▶ **Aim of the exercise**: Copy out every line exactly, passing over the pictures.

▶ **Data extract**:
═══

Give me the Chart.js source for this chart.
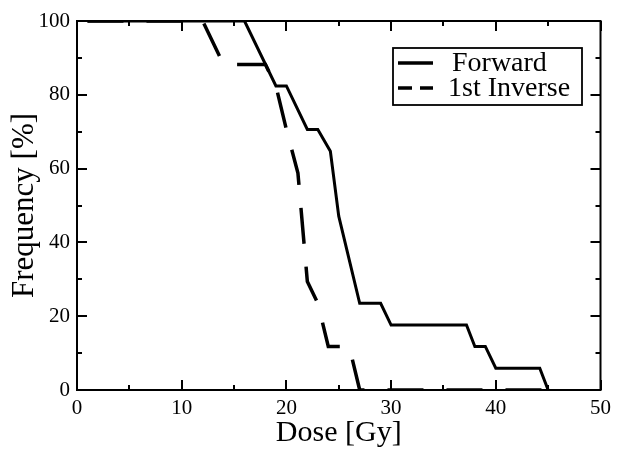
<!DOCTYPE html>
<html>
<head>
<meta charset="utf-8">
<script src="https://cdn.jsdelivr.net/npm/chart.js@4.4.1/dist/chart.umd.min.js"></script>
<style>
  html, body { margin: 0; padding: 0; background: #fff; }
  #wrap { width: 617px; height: 454px; position: relative; }
</style>
</head>
<body>
<div id="wrap"><canvas id="c" width="617" height="454"></canvas></div>
<script>
// ---- data ----
const forwardDose = [1, 16, 19, 20, 22, 23, 24.2, 25, 27, 29, 30, 37.2, 38, 39, 40, 44.2, 45];
const forwardFreq = [100, 100, 82.4, 82.4, 70.6, 70.6, 64.7, 47.1, 23.5, 23.5, 17.6, 17.6, 11.8, 11.8, 5.9, 5.9, 0];
const inverseDose = [1, 12, 14, 18, 19, 20, 21.1, 22, 23, 24, 26, 27, 45];
const inverseFreq = [100, 100, 88.2, 88.2, 82.4, 70.6, 58.8, 29.4, 23.5, 11.8, 11.8, 0, 0];
const seriesLabels = ['Forward', '1st Inverse'];
const xTickStep = 10, xMinorStep = 5;
const yTickStep = 20, yMinorStep = 10;

const toPts = (xs, ys) => xs.map((x, i) => ({ x: x, y: ys[i] }));

const FONT = 'Liberation Serif';

const frameAndTicks = {
  id: 'frameAndTicks',
  afterDatasetsDraw(chart) {
    const { ctx, chartArea: a, scales: { x, y } } = chart;
    ctx.save();
    ctx.strokeStyle = '#000';
    ctx.lineWidth = 2;
    ctx.beginPath();
    for (let v = x.min; v <= x.max + 1e-9; v += xMinorStep) {
      const px = Math.round(x.getPixelForValue(v));
      const len = (Math.abs(v % xTickStep) < 1e-9) ? 10 : 5;
      ctx.moveTo(px, a.bottom); ctx.lineTo(px, a.bottom - len);
      ctx.moveTo(px, a.top); ctx.lineTo(px, a.top + len);
    }
    for (let v = y.min; v <= y.max + 1e-9; v += yMinorStep) {
      const py = Math.round(y.getPixelForValue(v));
      const len = (Math.abs(v % yTickStep) < 1e-9) ? 10 : 5;
      ctx.moveTo(a.left, py); ctx.lineTo(a.left + len, py);
      ctx.moveTo(a.right, py); ctx.lineTo(a.right - len, py);
    }
    ctx.stroke();
    ctx.lineWidth = 2;
    ctx.strokeRect(a.left, a.top, a.right - a.left, a.bottom - a.top);

    // legend box
    const bx = 393, by = 48, bw = 189, bh = 57;
    ctx.lineWidth = 1.8;
    ctx.strokeRect(bx, by, bw, bh);
    chart.data.datasets.forEach((ds, i) => {
      const ly = by + 15 + i * 25;
      ctx.beginPath();
      ctx.lineWidth = 3.5;
      ctx.setLineDash(i === 0 ? [] : [14, 8]);
      ctx.moveTo(398, ly); ctx.lineTo(433, ly);
      ctx.stroke();
      ctx.setLineDash([]);
      ctx.fillStyle = '#000';
      ctx.font = '28px "' + FONT + '"';
      ctx.textBaseline = 'middle';
      ctx.textAlign = 'left';
      ctx.fillText(ds.label, i === 0 ? 452 : 448, ly + 1);
    });
    ctx.restore();
  }
};

new Chart(document.getElementById('c'), {
  type: 'line',
  data: {
    datasets: [
      {
        label: seriesLabels[0],
        data: toPts(forwardDose, forwardFreq),
        borderColor: '#000',
        borderWidth: 3,
        pointRadius: 0,
        tension: 0,
        fill: false,
        borderJoinStyle: 'miter'
      },
      {
        label: seriesLabels[1],
        data: toPts(inverseDose, inverseFreq),
        borderColor: '#000',
        borderWidth: 3.5,
        borderDash: [36, 23],
        pointRadius: 0,
        tension: 0,
        fill: false,
        borderJoinStyle: 'miter'
      }
    ]
  },
  options: {
    responsive: false,
    animation: false,
    events: [],
    layout: { padding: { top: 21, right: 15, left: 0, bottom: 0 } },
    plugins: { legend: { display: false }, tooltip: { enabled: false } },
    scales: {
      x: {
        type: 'linear',
        min: 0, max: 50,
        grid: { display: false, drawTicks: false },
        border: { display: false },
        ticks: { stepSize: xTickStep, color: '#000', padding: 6, font: { family: FONT, size: 21 } },
        title: { display: true, text: 'Dose [Gy]', color: '#000', font: { family: FONT, size: 30 }, padding: { top: 2, bottom: 3 } },
        afterFit(s) { s.height = 64; }
      },
      y: {
        type: 'linear',
        min: 0, max: 100,
        grid: { display: false, drawTicks: false },
        border: { display: false },
        ticks: { stepSize: yTickStep, color: '#000', padding: 7, font: { family: FONT, size: 21 } },
        title: { display: true, text: 'Frequency [%]', color: '#000', font: { family: FONT, size: 31 }, padding: { top: 6, bottom: 4 } },
        afterFit(s) { s.width = 77; }
      }
    }
  },
  plugins: [frameAndTicks]
});
</script>
</body>
</html>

═══

▶ **Task solution**:
Give me the Chart.js source for this chart.
<!DOCTYPE html>
<html>
<head>
<meta charset="utf-8">
<script src="https://cdn.jsdelivr.net/npm/chart.js@4.4.1/dist/chart.umd.min.js"></script>
<style>
  html, body { margin: 0; padding: 0; background: #fff; }
  #wrap { width: 617px; height: 454px; position: relative; }
</style>
</head>
<body>
<div id="wrap"><canvas id="c" width="617" height="454"></canvas></div>
<script>
// ---- data ----
const forwardDose = [1, 16, 19, 20, 22, 23, 24.2, 25, 27, 29, 30, 37.2, 38, 39, 40, 44.2, 45];
const forwardFreq = [100, 100, 82.4, 82.4, 70.6, 70.6, 64.7, 47.1, 23.5, 23.5, 17.6, 17.6, 11.8, 11.8, 5.9, 5.9, 0];
const inverseDose = [1, 12, 14, 18, 19, 20, 21.1, 22, 23, 24, 26, 27, 45];
const inverseFreq = [100, 100, 88.2, 88.2, 82.4, 70.6, 58.8, 29.4, 23.5, 11.8, 11.8, 0, 0];
const seriesLabels = ['Forward', '1st Inverse'];
const xTickStep = 10, xMinorStep = 5;
const yTickStep = 20, yMinorStep = 10;

const toPts = (xs, ys) => xs.map((x, i) => ({ x: x, y: ys[i] }));

const FONT = 'Liberation Serif';

const frameAndTicks = {
  id: 'frameAndTicks',
  afterDatasetsDraw(chart) {
    const { ctx, chartArea: a, scales: { x, y } } = chart;
    ctx.save();
    ctx.strokeStyle = '#000';
    ctx.lineWidth = 2;
    ctx.beginPath();
    for (let v = x.min; v <= x.max + 1e-9; v += xMinorStep) {
      const px = Math.round(x.getPixelForValue(v));
      const len = (Math.abs(v % xTickStep) < 1e-9) ? 10 : 5;
      ctx.moveTo(px, a.bottom); ctx.lineTo(px, a.bottom - len);
      ctx.moveTo(px, a.top); ctx.lineTo(px, a.top + len);
    }
    for (let v = y.min; v <= y.max + 1e-9; v += yMinorStep) {
      const py = Math.round(y.getPixelForValue(v));
      const len = (Math.abs(v % yTickStep) < 1e-9) ? 10 : 5;
      ctx.moveTo(a.left, py); ctx.lineTo(a.left + len, py);
      ctx.moveTo(a.right, py); ctx.lineTo(a.right - len, py);
    }
    ctx.stroke();
    ctx.lineWidth = 2;
    ctx.strokeRect(a.left, a.top, a.right - a.left, a.bottom - a.top);

    // legend box
    const bx = 393, by = 48, bw = 189, bh = 57;
    ctx.lineWidth = 1.8;
    ctx.strokeRect(bx, by, bw, bh);
    chart.data.datasets.forEach((ds, i) => {
      const ly = by + 15 + i * 25;
      ctx.beginPath();
      ctx.lineWidth = 3.5;
      ctx.setLineDash(i === 0 ? [] : [14, 8]);
      ctx.moveTo(398, ly); ctx.lineTo(433, ly);
      ctx.stroke();
      ctx.setLineDash([]);
      ctx.fillStyle = '#000';
      ctx.font = '28px "' + FONT + '"';
      ctx.textBaseline = 'middle';
      ctx.textAlign = 'left';
      ctx.fillText(ds.label, i === 0 ? 452 : 448, ly + 1);
    });
    ctx.restore();
  }
};

new Chart(document.getElementById('c'), {
  type: 'line',
  data: {
    datasets: [
      {
        label: seriesLabels[0],
        data: toPts(forwardDose, forwardFreq),
        borderColor: '#000',
        borderWidth: 3,
        pointRadius: 0,
        tension: 0,
        fill: false,
        borderJoinStyle: 'miter'
      },
      {
        label: seriesLabels[1],
        data: toPts(inverseDose, inverseFreq),
        borderColor: '#000',
        borderWidth: 3.5,
        borderDash: [36, 23],
        pointRadius: 0,
        tension: 0,
        fill: false,
        borderJoinStyle: 'miter'
      }
    ]
  },
  options: {
    responsive: false,
    animation: false,
    events: [],
    layout: { padding: { top: 21, right: 15, left: 0, bottom: 0 } },
    plugins: { legend: { display: false }, tooltip: { enabled: false } },
    scales: {
      x: {
        type: 'linear',
        min: 0, max: 50,
        grid: { display: false, drawTicks: false },
        border: { display: false },
        ticks: { stepSize: xTickStep, color: '#000', padding: 6, font: { family: FONT, size: 21 } },
        title: { display: true, text: 'Dose [Gy]', color: '#000', font: { family: FONT, size: 30 }, padding: { top: 2, bottom: 3 } },
        afterFit(s) { s.height = 64; }
      },
      y: {
        type: 'linear',
        min: 0, max: 100,
        grid: { display: false, drawTicks: false },
        border: { display: false },
        ticks: { stepSize: yTickStep, color: '#000', padding: 7, font: { family: FONT, size: 21 } },
        title: { display: true, text: 'Frequency [%]', color: '#000', font: { family: FONT, size: 31 }, padding: { top: 6, bottom: 4 } },
        afterFit(s) { s.width = 77; }
      }
    }
  },
  plugins: [frameAndTicks]
});
</script>
</body>
</html>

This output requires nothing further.